State Rep. Jamie Long, DFL-Minneapolis, said he believes the legislation has a chance because it creates jobs, does not spend public money, and uses an account limited to clean energy investment. Solar in schools “has strong support” from both parties, he said, and could assist school districts looking for opportunities to save money on energy.
The 2009 federal Recovery Act helped establish Minnesota’s clean energy economy after the Great Recession, and the Renewable Development Account could do the same as the state looks for a way to jumpstart the economy. “It’s really important to reach an agreement on RDA spending,” he said.
Whether lawmakers agree with Long remains questionable after they did not pass any significant legislation related to the account last year. A failed proposal by Senate Republicans would have spent $40 million to help communities hurt by the closure of biomass plants.
House Democrats lost attempts to fund an electric vehicle rebate program, to provide grants for vehicle charging stations, and to pay for renewable energy projects at Prairie Island Indian Community. Long said he believes enough money exists to fund projects sponsored by both parties potentially.
Shaffer agrees. Even after investing in Solar Rewards and solar on schools, the Legislature would have enough money to begin offering financial assistance — job training, economic development and other programs — to communities facing biomass and coal plant closures.
Though lawmakers last year did not add new renewable development fund initiatives, the Solar Rewards program still invested $14 million, creating more than 1,000 installations, Shaffer said.
Clean Energy Economy Minnesota supports Shaffer’s efforts. “Action on RDA will be important to provide stability and support to businesses and energy consumers,” said Gregg Mast, executive director of the industry-led nonprofit. “It would also spur clean energy industry growth and attract additional investment that will be needed to further the state’s progress in decarbonizing our economy.”
Mast says he remains optimistic because he has found in his conversations with legislators that there’s bipartisan support for RDA spending. Many lawmakers understand the positive and immediate impact spending would have on the state’s battered economy, he said.
Solar on schools remains a second priority. Last year lawmakers considered but killed a $16.6 million solar schools program using the account. A budget that size could add as much as 25 megawatts of solar statewide and save districts more than $30 million in energy costs over the next 25 years, said Eric Pasi, chief development officer of solar energy company IPS Solar.
The legislation would allow the Renewable Development Account to provide funding for school projects of up to 1 MW, an increase from the current limitation of 40 kilowatts. IPS Solar has done three dozen projects on schools but they have been small because of the 40-kilowatt limit, Pasi said.

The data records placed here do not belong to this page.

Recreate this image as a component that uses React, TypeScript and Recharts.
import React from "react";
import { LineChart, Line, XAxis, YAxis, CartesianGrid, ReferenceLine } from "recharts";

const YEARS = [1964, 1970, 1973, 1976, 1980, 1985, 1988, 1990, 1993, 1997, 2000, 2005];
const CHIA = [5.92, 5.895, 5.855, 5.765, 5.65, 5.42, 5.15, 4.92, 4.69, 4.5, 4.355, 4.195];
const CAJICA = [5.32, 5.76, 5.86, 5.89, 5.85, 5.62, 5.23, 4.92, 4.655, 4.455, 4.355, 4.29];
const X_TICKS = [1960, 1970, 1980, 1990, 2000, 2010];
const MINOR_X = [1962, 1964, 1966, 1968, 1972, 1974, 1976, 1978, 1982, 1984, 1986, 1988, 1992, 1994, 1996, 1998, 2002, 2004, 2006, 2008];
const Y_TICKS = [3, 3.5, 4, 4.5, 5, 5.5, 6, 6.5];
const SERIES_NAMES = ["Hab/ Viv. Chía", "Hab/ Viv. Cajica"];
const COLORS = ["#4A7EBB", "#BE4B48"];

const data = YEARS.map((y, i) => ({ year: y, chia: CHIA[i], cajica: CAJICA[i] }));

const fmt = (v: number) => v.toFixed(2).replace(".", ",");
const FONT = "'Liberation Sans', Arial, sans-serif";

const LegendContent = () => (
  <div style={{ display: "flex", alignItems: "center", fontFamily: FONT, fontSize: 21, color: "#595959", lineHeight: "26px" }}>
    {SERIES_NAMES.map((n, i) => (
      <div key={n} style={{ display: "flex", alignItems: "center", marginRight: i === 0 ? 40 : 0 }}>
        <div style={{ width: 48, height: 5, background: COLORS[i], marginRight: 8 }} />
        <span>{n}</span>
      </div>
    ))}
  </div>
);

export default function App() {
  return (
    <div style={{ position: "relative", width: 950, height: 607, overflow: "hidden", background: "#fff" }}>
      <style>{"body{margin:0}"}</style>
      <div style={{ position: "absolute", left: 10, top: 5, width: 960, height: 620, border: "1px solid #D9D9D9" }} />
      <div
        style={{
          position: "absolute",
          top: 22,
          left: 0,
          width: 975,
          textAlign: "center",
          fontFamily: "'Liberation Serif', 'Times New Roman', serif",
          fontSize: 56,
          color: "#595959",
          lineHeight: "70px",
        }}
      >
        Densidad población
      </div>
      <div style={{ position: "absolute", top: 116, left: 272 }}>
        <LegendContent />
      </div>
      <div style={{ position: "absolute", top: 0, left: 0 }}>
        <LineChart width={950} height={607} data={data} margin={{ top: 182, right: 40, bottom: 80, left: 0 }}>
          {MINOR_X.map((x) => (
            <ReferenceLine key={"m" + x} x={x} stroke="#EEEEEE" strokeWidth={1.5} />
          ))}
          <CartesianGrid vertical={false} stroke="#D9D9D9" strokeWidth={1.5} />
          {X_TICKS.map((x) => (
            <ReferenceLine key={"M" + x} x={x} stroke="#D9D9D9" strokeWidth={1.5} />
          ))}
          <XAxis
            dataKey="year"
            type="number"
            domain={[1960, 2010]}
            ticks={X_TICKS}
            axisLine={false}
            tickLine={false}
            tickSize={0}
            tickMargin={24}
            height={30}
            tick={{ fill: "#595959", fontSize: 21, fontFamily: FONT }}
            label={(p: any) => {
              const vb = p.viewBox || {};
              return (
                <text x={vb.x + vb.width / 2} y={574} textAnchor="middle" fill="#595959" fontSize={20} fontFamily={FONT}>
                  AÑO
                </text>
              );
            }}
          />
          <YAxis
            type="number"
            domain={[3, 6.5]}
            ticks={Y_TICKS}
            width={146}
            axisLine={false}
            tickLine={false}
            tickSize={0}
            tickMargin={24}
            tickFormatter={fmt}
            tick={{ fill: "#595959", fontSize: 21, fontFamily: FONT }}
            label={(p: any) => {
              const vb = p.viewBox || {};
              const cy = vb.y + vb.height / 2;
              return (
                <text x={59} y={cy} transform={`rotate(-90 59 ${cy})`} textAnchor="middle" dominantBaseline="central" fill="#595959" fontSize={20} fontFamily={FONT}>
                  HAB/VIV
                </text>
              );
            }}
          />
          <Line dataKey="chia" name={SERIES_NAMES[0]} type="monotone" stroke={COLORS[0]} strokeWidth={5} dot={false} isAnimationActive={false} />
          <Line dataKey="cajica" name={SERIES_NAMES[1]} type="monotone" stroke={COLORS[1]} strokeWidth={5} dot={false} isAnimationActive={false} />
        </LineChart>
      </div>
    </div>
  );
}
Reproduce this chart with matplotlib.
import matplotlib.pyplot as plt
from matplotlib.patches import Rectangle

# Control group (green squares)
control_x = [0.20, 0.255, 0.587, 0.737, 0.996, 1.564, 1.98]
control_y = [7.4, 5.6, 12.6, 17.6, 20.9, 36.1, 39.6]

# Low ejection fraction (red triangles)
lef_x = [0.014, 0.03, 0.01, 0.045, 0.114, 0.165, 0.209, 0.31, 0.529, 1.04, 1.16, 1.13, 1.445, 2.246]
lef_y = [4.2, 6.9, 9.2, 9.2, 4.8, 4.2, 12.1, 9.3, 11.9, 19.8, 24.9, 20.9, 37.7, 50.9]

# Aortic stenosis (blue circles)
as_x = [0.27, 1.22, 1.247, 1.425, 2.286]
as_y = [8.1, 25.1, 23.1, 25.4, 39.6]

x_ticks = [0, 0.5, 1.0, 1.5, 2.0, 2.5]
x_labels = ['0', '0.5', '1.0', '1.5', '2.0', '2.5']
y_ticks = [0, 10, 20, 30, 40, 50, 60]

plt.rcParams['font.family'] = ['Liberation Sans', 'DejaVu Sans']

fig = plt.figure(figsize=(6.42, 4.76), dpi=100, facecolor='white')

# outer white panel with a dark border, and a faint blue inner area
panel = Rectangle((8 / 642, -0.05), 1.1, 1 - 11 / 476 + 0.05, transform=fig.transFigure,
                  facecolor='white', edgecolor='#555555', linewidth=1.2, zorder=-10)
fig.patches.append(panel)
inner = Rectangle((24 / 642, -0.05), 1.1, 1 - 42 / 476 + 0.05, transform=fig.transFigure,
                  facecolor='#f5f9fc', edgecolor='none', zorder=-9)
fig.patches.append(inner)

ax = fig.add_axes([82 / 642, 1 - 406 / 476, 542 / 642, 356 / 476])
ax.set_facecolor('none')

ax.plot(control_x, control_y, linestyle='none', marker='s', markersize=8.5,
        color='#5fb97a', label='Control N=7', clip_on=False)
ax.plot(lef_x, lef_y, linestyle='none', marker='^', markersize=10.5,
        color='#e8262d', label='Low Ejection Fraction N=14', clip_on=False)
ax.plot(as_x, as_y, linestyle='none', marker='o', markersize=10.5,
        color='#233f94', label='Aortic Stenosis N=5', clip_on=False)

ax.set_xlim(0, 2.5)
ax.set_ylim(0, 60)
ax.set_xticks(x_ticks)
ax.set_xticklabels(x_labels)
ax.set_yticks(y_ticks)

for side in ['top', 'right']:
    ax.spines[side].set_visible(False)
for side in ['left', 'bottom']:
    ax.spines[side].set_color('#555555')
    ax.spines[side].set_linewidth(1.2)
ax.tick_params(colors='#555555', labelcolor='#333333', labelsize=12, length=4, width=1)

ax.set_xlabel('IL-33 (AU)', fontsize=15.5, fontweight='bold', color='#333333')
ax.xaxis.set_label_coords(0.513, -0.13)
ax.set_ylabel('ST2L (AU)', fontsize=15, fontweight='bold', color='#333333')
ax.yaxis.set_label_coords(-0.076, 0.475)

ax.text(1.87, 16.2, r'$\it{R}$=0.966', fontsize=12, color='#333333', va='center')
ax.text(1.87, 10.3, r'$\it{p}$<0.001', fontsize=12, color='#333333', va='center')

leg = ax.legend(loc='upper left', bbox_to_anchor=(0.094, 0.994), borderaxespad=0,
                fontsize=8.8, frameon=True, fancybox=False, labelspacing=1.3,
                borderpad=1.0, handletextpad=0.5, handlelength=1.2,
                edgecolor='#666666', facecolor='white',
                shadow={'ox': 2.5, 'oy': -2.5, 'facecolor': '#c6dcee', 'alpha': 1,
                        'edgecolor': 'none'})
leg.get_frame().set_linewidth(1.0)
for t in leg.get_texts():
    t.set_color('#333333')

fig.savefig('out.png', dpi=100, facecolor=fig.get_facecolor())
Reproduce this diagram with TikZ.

Raising the size of school-based projects to 1 MW will lead to larger projects that could more substantially offset energy consumption in schools, he added. That could help school districts reinvest energy savings in other programs and help districts avoid increasing school tax levies, Pasi said.
IPS Solar has felt the impact of COVID-19. A commercial client suspended projects on several sites and another temporarily canceled one, Pasi said. Those numbers could grow if the crisis deepens. Using money from the Renewable Development Account would “allow a lot of small businesses to maintain operations after we hopefully resume installation work later this year,” he said.
After years of growth, solar could see a decline without state investment. “The Legislature has to act this year, or we’ll see job losses, even without COVID-19,” Shaffer said.